What needs to be done
Can you transcribe the data exactly? Leave the pictures out.

Data extract
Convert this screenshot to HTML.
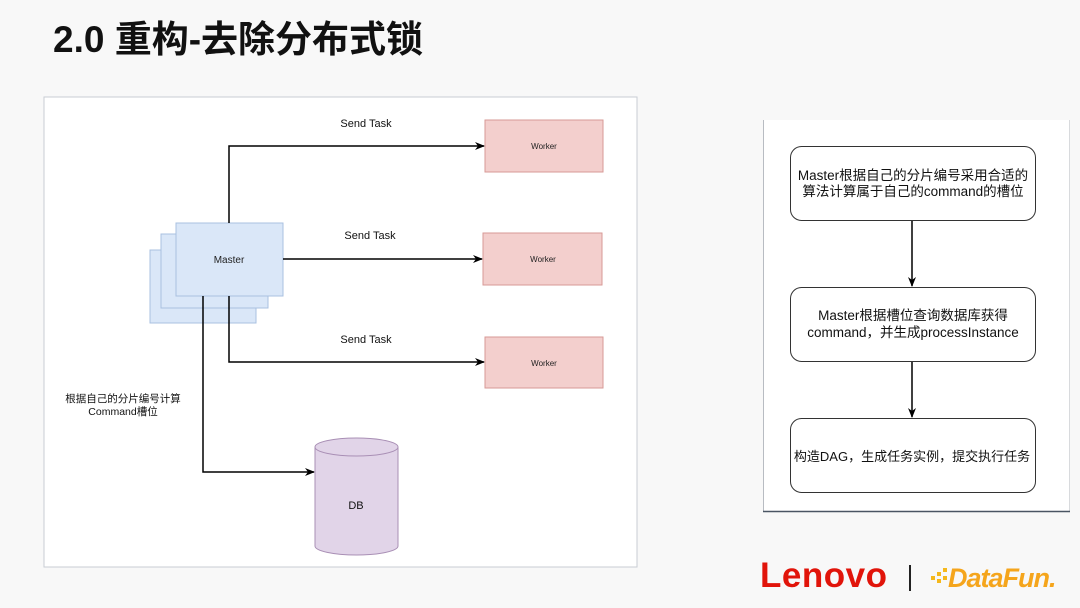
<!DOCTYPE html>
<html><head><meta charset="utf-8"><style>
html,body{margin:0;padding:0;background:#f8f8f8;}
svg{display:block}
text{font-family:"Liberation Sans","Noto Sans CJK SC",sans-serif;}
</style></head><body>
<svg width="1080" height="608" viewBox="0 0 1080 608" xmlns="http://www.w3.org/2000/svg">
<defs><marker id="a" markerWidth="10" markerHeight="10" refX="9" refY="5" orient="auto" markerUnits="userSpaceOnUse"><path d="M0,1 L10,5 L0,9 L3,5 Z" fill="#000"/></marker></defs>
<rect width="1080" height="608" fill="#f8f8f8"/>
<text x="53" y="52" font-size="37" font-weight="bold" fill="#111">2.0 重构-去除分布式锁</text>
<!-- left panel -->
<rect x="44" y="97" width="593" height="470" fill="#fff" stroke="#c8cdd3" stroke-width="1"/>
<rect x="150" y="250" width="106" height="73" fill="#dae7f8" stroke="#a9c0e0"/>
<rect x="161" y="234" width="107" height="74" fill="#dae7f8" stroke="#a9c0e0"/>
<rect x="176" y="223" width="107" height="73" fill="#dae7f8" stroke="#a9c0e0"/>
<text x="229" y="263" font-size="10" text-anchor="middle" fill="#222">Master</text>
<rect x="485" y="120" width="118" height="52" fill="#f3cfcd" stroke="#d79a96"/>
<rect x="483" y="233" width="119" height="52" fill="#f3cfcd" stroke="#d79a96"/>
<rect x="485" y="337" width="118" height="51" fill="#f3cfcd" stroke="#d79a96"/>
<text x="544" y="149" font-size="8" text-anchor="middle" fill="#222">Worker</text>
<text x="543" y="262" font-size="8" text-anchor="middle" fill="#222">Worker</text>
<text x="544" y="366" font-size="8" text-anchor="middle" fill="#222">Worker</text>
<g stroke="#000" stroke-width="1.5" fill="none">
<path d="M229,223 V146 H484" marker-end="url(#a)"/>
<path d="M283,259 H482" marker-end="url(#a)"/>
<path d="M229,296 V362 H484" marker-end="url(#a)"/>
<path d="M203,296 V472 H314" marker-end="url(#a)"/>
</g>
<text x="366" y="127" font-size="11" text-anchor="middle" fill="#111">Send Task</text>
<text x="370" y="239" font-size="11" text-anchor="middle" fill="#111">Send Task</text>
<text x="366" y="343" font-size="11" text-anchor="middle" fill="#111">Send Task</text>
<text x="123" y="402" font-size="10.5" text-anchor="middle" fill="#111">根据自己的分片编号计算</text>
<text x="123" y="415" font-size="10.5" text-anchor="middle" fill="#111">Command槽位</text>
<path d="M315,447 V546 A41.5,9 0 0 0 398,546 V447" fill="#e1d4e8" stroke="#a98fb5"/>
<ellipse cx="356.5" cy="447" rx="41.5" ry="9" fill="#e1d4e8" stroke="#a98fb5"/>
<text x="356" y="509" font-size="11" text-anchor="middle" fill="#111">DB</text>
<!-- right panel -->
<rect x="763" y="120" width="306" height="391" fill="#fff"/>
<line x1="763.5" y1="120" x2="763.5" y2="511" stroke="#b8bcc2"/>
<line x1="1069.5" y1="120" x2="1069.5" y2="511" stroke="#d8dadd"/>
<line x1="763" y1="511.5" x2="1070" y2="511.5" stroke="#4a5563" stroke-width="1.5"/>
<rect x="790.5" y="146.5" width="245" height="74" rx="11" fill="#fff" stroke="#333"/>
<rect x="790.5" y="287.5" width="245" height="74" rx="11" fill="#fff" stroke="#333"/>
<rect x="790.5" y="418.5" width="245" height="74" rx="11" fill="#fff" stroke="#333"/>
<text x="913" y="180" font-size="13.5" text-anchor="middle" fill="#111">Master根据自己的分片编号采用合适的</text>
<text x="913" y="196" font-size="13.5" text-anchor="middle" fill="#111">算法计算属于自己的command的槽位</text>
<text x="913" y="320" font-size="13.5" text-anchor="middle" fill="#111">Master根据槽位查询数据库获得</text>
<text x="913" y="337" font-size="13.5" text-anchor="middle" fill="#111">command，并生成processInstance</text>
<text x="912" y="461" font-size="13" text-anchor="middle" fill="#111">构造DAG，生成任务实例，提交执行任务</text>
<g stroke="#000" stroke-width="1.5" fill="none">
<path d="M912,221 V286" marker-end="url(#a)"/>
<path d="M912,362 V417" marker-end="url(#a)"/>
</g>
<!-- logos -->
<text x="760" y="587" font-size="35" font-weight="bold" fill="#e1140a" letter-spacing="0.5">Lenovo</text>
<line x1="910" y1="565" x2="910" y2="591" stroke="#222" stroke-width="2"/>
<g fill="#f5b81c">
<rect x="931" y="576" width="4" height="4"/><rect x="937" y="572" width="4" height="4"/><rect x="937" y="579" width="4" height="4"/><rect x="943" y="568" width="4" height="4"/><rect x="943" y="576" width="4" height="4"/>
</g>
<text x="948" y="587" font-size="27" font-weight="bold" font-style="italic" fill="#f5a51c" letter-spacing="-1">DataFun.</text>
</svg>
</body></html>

Written response
Convert this screenshot to HTML.
<!DOCTYPE html>
<html><head><meta charset="utf-8"><style>
html,body{margin:0;padding:0;background:#f8f8f8;}
svg{display:block}
text{font-family:"Liberation Sans","Noto Sans CJK SC",sans-serif;}
</style></head><body>
<svg width="1080" height="608" viewBox="0 0 1080 608" xmlns="http://www.w3.org/2000/svg">
<defs><marker id="a" markerWidth="10" markerHeight="10" refX="9" refY="5" orient="auto" markerUnits="userSpaceOnUse"><path d="M0,1 L10,5 L0,9 L3,5 Z" fill="#000"/></marker></defs>
<rect width="1080" height="608" fill="#f8f8f8"/>
<text x="53" y="52" font-size="37" font-weight="bold" fill="#111">2.0 重构-去除分布式锁</text>
<!-- left panel -->
<rect x="44" y="97" width="593" height="470" fill="#fff" stroke="#c8cdd3" stroke-width="1"/>
<rect x="150" y="250" width="106" height="73" fill="#dae7f8" stroke="#a9c0e0"/>
<rect x="161" y="234" width="107" height="74" fill="#dae7f8" stroke="#a9c0e0"/>
<rect x="176" y="223" width="107" height="73" fill="#dae7f8" stroke="#a9c0e0"/>
<text x="229" y="263" font-size="10" text-anchor="middle" fill="#222">Master</text>
<rect x="485" y="120" width="118" height="52" fill="#f3cfcd" stroke="#d79a96"/>
<rect x="483" y="233" width="119" height="52" fill="#f3cfcd" stroke="#d79a96"/>
<rect x="485" y="337" width="118" height="51" fill="#f3cfcd" stroke="#d79a96"/>
<text x="544" y="149" font-size="8" text-anchor="middle" fill="#222">Worker</text>
<text x="543" y="262" font-size="8" text-anchor="middle" fill="#222">Worker</text>
<text x="544" y="366" font-size="8" text-anchor="middle" fill="#222">Worker</text>
<g stroke="#000" stroke-width="1.5" fill="none">
<path d="M229,223 V146 H484" marker-end="url(#a)"/>
<path d="M283,259 H482" marker-end="url(#a)"/>
<path d="M229,296 V362 H484" marker-end="url(#a)"/>
<path d="M203,296 V472 H314" marker-end="url(#a)"/>
</g>
<text x="366" y="127" font-size="11" text-anchor="middle" fill="#111">Send Task</text>
<text x="370" y="239" font-size="11" text-anchor="middle" fill="#111">Send Task</text>
<text x="366" y="343" font-size="11" text-anchor="middle" fill="#111">Send Task</text>
<text x="123" y="402" font-size="10.5" text-anchor="middle" fill="#111">根据自己的分片编号计算</text>
<text x="123" y="415" font-size="10.5" text-anchor="middle" fill="#111">Command槽位</text>
<path d="M315,447 V546 A41.5,9 0 0 0 398,546 V447" fill="#e1d4e8" stroke="#a98fb5"/>
<ellipse cx="356.5" cy="447" rx="41.5" ry="9" fill="#e1d4e8" stroke="#a98fb5"/>
<text x="356" y="509" font-size="11" text-anchor="middle" fill="#111">DB</text>
<!-- right panel -->
<rect x="763" y="120" width="306" height="391" fill="#fff"/>
<line x1="763.5" y1="120" x2="763.5" y2="511" stroke="#b8bcc2"/>
<line x1="1069.5" y1="120" x2="1069.5" y2="511" stroke="#d8dadd"/>
<line x1="763" y1="511.5" x2="1070" y2="511.5" stroke="#4a5563" stroke-width="1.5"/>
<rect x="790.5" y="146.5" width="245" height="74" rx="11" fill="#fff" stroke="#333"/>
<rect x="790.5" y="287.5" width="245" height="74" rx="11" fill="#fff" stroke="#333"/>
<rect x="790.5" y="418.5" width="245" height="74" rx="11" fill="#fff" stroke="#333"/>
<text x="913" y="180" font-size="13.5" text-anchor="middle" fill="#111">Master根据自己的分片编号采用合适的</text>
<text x="913" y="196" font-size="13.5" text-anchor="middle" fill="#111">算法计算属于自己的command的槽位</text>
<text x="913" y="320" font-size="13.5" text-anchor="middle" fill="#111">Master根据槽位查询数据库获得</text>
<text x="913" y="337" font-size="13.5" text-anchor="middle" fill="#111">command，并生成processInstance</text>
<text x="912" y="461" font-size="13" text-anchor="middle" fill="#111">构造DAG，生成任务实例，提交执行任务</text>
<g stroke="#000" stroke-width="1.5" fill="none">
<path d="M912,221 V286" marker-end="url(#a)"/>
<path d="M912,362 V417" marker-end="url(#a)"/>
</g>
<!-- logos -->
<text x="760" y="587" font-size="35" font-weight="bold" fill="#e1140a" letter-spacing="0.5">Lenovo</text>
<line x1="910" y1="565" x2="910" y2="591" stroke="#222" stroke-width="2"/>
<g fill="#f5b81c">
<rect x="931" y="576" width="4" height="4"/><rect x="937" y="572" width="4" height="4"/><rect x="937" y="579" width="4" height="4"/><rect x="943" y="568" width="4" height="4"/><rect x="943" y="576" width="4" height="4"/>
</g>
<text x="948" y="587" font-size="27" font-weight="bold" font-style="italic" fill="#f5a51c" letter-spacing="-1">DataFun.</text>
</svg>
</body></html>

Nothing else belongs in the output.